The prominent UFO researcher Jorge Martin, editor of Evidencia Ovni, revealed that around 1 a.m. on February 19, 1984, a spacecraft allegedly smashed into a slope in one of the mountains of the National Caribbean Rain Forest, also known as El Yunque. He based this on various sources he was privy to, Allegedly, the whole affair was covered up by the U.S. government just like with Roswell. The craft and several alien corpses were supposedly taken to the states by military personnel working out from Roosevelt Roads Naval Station, as well as intelligence/security personnel from federal agencies in Puerto Rico. Of course, we’ll never learn where the bodies and wreckage went, if anywhere.
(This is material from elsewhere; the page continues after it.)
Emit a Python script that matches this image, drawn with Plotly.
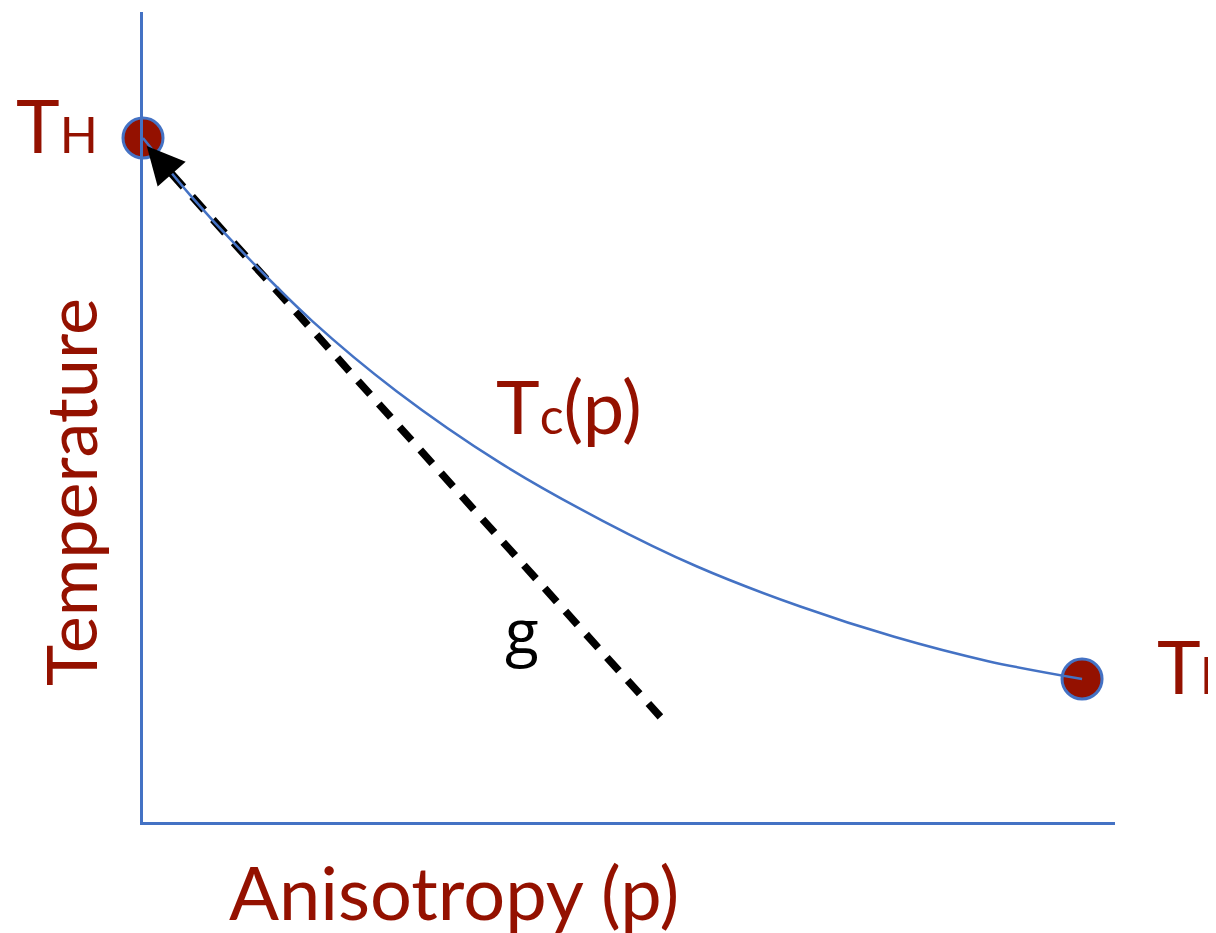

The El Yunque rainforest and its mountains have long been the scene of many UFO occurrences. In 1974, there was a rash of UFO sightings accompanied by cattle mutilations, cryptids. and Marian apparitions. There have also been several unexplained disappearances within the park. In 2007, there was another flap and at the same time, the government closed the area saying that a hurricane the year before had destroyed the main road. But locals believed this closing was due to the large number of sightings.
Its relevant to note that the indigenous people of Puerto Rico, the Taino, believed that the peak of El Yunque was sacred and the home of their supreme deity.